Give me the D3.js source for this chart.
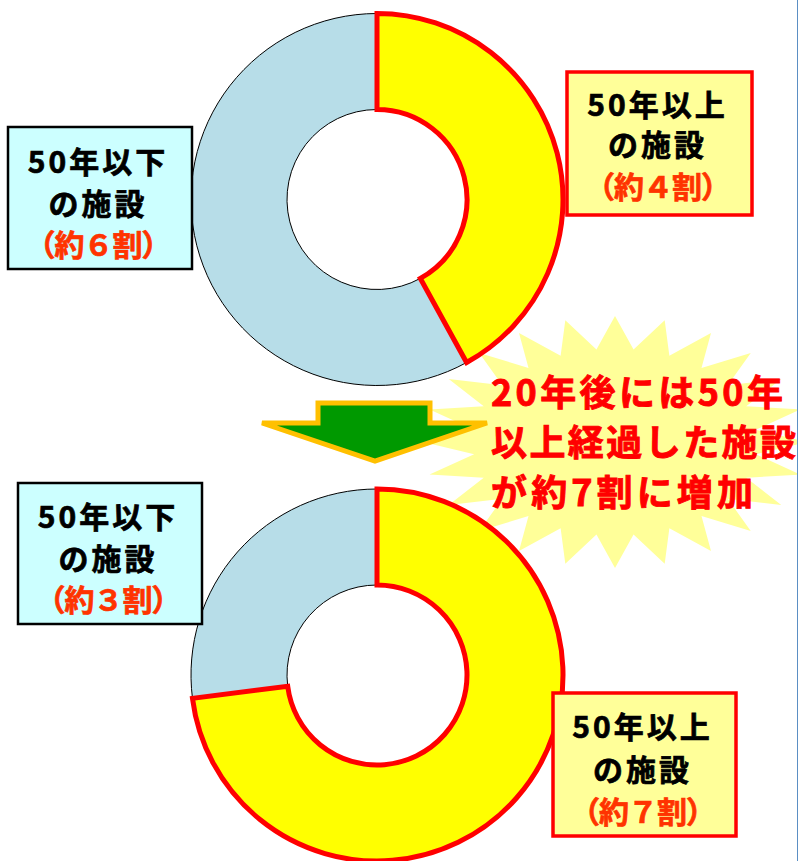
<!DOCTYPE html>
<html>
<head>
<meta charset="utf-8">
<script src="https://cdn.jsdelivr.net/npm/d3@7"></script>
<style>
  body { margin: 0; background: #fff; }
  text { font-family: "Noto Sans CJK JP", "Noto Sans", sans-serif; font-weight: bold; }
</style>
</head>
<body>
<div id="chart-area"></div>
<script>
const width = 798;
const height = 861;

// data
const categories = ["50年以上", "50年以下"];      // yellow first, from 12 o'clock
const shareNow = [0.42, 0.58];
const shareLater = [0.73, 0.27];
const roughNow = ["（約４割）", "（約６割）"];
const roughLater = ["（約７割）", "（約３割）"];
const subLabel = "の施設";
const calloutLines = ["20年後には50年", "以上経過した施設", "が約7割に増加"];

const sliceFill = ["#ffff00", "#b7dde8"];
const sliceStroke = ["#ff0000", "#000"];
const sliceStrokeW = [5, 1];

const svg = d3.select('#chart-area')
  .append('svg')
  .attr('width', width)
  .attr('height', height);

// starburst behind everything
const star = {cx: 615, cy: 442, rx: 192, ry: 126, n: 24, inner: 0.74};
const starPts = d3.range(star.n * 2).map(i => {
  const a = i * Math.PI / star.n;
  const k = i % 2 ? star.inner : 1;
  return [star.cx + star.rx * k * Math.sin(a), star.cy - star.ry * k * Math.cos(a)];
});
svg.append('polygon')
  .attr('points', starPts.map(p => p.join(',')).join(' '))
  .attr('fill', '#ffff99');

// donuts
const pie = d3.pie().sort(null).value(d => d);
const arc = d3.arc().innerRadius(90).outerRadius(186);

function donut(values, cx, cy) {
  const g = svg.append('g').attr('transform', `translate(${cx}, ${cy})`);
  const arcs = pie(values);
  // blue first so the red outline sits on top
  [1, 0].forEach(i => {
    g.append('path')
      .attr('d', arc(arcs[i]))
      .attr('fill', sliceFill[i])
      .attr('stroke', sliceStroke[i])
      .attr('stroke-width', sliceStrokeW[i])
      .attr('stroke-linejoin', 'miter');
  });
}
donut(shareNow, 377, 199.5);
donut(shareLater, 377, 675);

// arrow
const arrowPts = [[318,403],[430,403],[430,423],[487,423],[375,461],[262,423],[318,423]];
svg.append('polygon')
  .attr('points', arrowPts.map(p => p.join(',')).join(' '))
  .attr('fill', '#009900')
  .attr('stroke', '#ffc000')
  .attr('stroke-width', 5)
  .attr('stroke-linejoin', 'miter');

// label boxes
function labelBox(x0, y0, x1, y1, fill, stroke, sw, lines, lineY) {
  svg.append('rect')
    .attr('x', x0).attr('y', y0)
    .attr('width', x1 - x0).attr('height', y1 - y0)
    .attr('fill', fill)
    .attr('stroke', stroke)
    .attr('stroke-width', sw);
  const cx = (x0 + x1) / 2 - 2;
  lines.forEach((t, i) => {
    const col = i == 2 ? '#ff3300' : '#000';
    svg.append('text')
      .attr('x', cx)
      .attr('y', y0 + lineY[i])
      .attr('text-anchor', 'middle')
      .attr('dominant-baseline', 'central')
      .attr('font-size', 30)
      .attr('letter-spacing', i == 2 ? -1 : 3)
      .attr('fill', col)
      .attr('stroke', col)
      .attr('stroke-width', 0.7)
      .text(t);
  });
}
labelBox(8, 127, 192, 269, '#ccffff', '#000', 2.5, [categories[1], subLabel, roughNow[1]], [33, 75, 116]);
labelBox(567, 72, 752, 215, '#ffff99', '#ff0000', 3.5, [categories[0], subLabel, roughNow[0]], [31, 71, 113]);
labelBox(18, 483, 202, 624, '#ccffff', '#000', 2.5, [categories[1], subLabel, roughLater[1]], [32, 74, 115]);
labelBox(553, 693, 736, 836, '#ffff99', '#ff0000', 3.5, [categories[0], subLabel, roughLater[0]], [32, 75, 117]);

// callout text
const calloutW = [292, 305, 262];
calloutLines.forEach((t, i) => {
  svg.append('text')
    .attr('x', 491)
    .attr('y', 390 + i * 50)
    .attr('dominant-baseline', 'central')
    .attr('font-size', 36)
    .attr('fill', '#ff0000')
    .attr('stroke', '#ff0000')
    .attr('stroke-width', 0.9)
    .attr('textLength', calloutW[i])
    .attr('lengthAdjust', 'spacing')
    .text(t);
});

// thin frame line on the right edge
svg.append('line')
  .attr('x1', 797.5).attr('x2', 797.5)
  .attr('y1', 0).attr('y2', height)
  .attr('stroke', '#5b8fc4')
  .attr('stroke-width', 1);
</script>
</body>
</html>
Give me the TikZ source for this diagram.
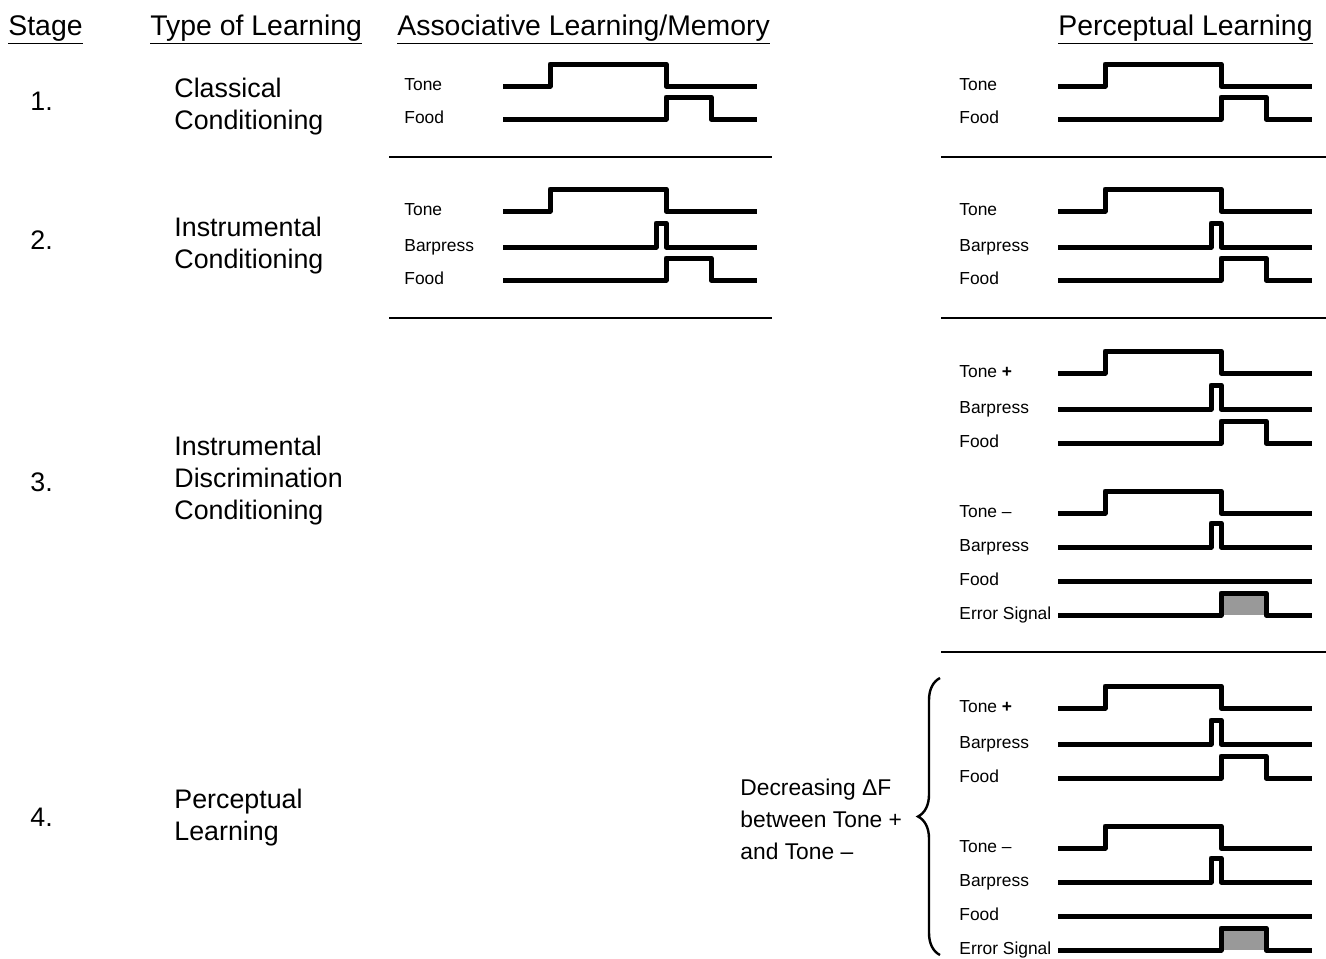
-*-
**Exercise objective**
Write the lines above out again exactly, without any of their pictures.

**Written answer**
Give me the D3.js source for this chart.
<!DOCTYPE html>
<html>
<head>
<meta charset="utf-8">
<script src="https://cdn.jsdelivr.net/npm/d3@7"></script>
<style>
  body { margin: 0; background: #fff; }
  text { font-family: "Noto Sans CJK JP", "Noto Sans", sans-serif; font-weight: bold; }
</style>
</head>
<body>
<div id="chart-area"></div>
<script>
const width = 798;
const height = 861;

// data
const categories = ["50年以上", "50年以下"];      // yellow first, from 12 o'clock
const shareNow = [0.42, 0.58];
const shareLater = [0.73, 0.27];
const roughNow = ["（約４割）", "（約６割）"];
const roughLater = ["（約７割）", "（約３割）"];
const subLabel = "の施設";
const calloutLines = ["20年後には50年", "以上経過した施設", "が約7割に増加"];

const sliceFill = ["#ffff00", "#b7dde8"];
const sliceStroke = ["#ff0000", "#000"];
const sliceStrokeW = [5, 1];

const svg = d3.select('#chart-area')
  .append('svg')
  .attr('width', width)
  .attr('height', height);

// starburst behind everything
const star = {cx: 615, cy: 442, rx: 192, ry: 126, n: 24, inner: 0.74};
const starPts = d3.range(star.n * 2).map(i => {
  const a = i * Math.PI / star.n;
  const k = i % 2 ? star.inner : 1;
  return [star.cx + star.rx * k * Math.sin(a), star.cy - star.ry * k * Math.cos(a)];
});
svg.append('polygon')
  .attr('points', starPts.map(p => p.join(',')).join(' '))
  .attr('fill', '#ffff99');

// donuts
const pie = d3.pie().sort(null).value(d => d);
const arc = d3.arc().innerRadius(90).outerRadius(186);

function donut(values, cx, cy) {
  const g = svg.append('g').attr('transform', `translate(${cx}, ${cy})`);
  const arcs = pie(values);
  // blue first so the red outline sits on top
  [1, 0].forEach(i => {
    g.append('path')
      .attr('d', arc(arcs[i]))
      .attr('fill', sliceFill[i])
      .attr('stroke', sliceStroke[i])
      .attr('stroke-width', sliceStrokeW[i])
      .attr('stroke-linejoin', 'miter');
  });
}
donut(shareNow, 377, 199.5);
donut(shareLater, 377, 675);

// arrow
const arrowPts = [[318,403],[430,403],[430,423],[487,423],[375,461],[262,423],[318,423]];
svg.append('polygon')
  .attr('points', arrowPts.map(p => p.join(',')).join(' '))
  .attr('fill', '#009900')
  .attr('stroke', '#ffc000')
  .attr('stroke-width', 5)
  .attr('stroke-linejoin', 'miter');

// label boxes
function labelBox(x0, y0, x1, y1, fill, stroke, sw, lines, lineY) {
  svg.append('rect')
    .attr('x', x0).attr('y', y0)
    .attr('width', x1 - x0).attr('height', y1 - y0)
    .attr('fill', fill)
    .attr('stroke', stroke)
    .attr('stroke-width', sw);
  const cx = (x0 + x1) / 2 - 2;
  lines.forEach((t, i) => {
    const col = i == 2 ? '#ff3300' : '#000';
    svg.append('text')
      .attr('x', cx)
      .attr('y', y0 + lineY[i])
      .attr('text-anchor', 'middle')
      .attr('dominant-baseline', 'central')
      .attr('font-size', 30)
      .attr('letter-spacing', i == 2 ? -1 : 3)
      .attr('fill', col)
      .attr('stroke', col)
      .attr('stroke-width', 0.7)
      .text(t);
  });
}
labelBox(8, 127, 192, 269, '#ccffff', '#000', 2.5, [categories[1], subLabel, roughNow[1]], [33, 75, 116]);
labelBox(567, 72, 752, 215, '#ffff99', '#ff0000', 3.5, [categories[0], subLabel, roughNow[0]], [31, 71, 113]);
labelBox(18, 483, 202, 624, '#ccffff', '#000', 2.5, [categories[1], subLabel, roughLater[1]], [32, 74, 115]);
labelBox(553, 693, 736, 836, '#ffff99', '#ff0000', 3.5, [categories[0], subLabel, roughLater[0]], [32, 75, 117]);

// callout text
const calloutW = [292, 305, 262];
calloutLines.forEach((t, i) => {
  svg.append('text')
    .attr('x', 491)
    .attr('y', 390 + i * 50)
    .attr('dominant-baseline', 'central')
    .attr('font-size', 36)
    .attr('fill', '#ff0000')
    .attr('stroke', '#ff0000')
    .attr('stroke-width', 0.9)
    .attr('textLength', calloutW[i])
    .attr('lengthAdjust', 'spacing')
    .text(t);
});

// thin frame line on the right edge
svg.append('line')
  .attr('x1', 797.5).attr('x2', 797.5)
  .attr('y1', 0).attr('y2', height)
  .attr('stroke', '#5b8fc4')
  .attr('stroke-width', 1);
</script>
</body>
</html>
Give me the TikZ source for this diagram.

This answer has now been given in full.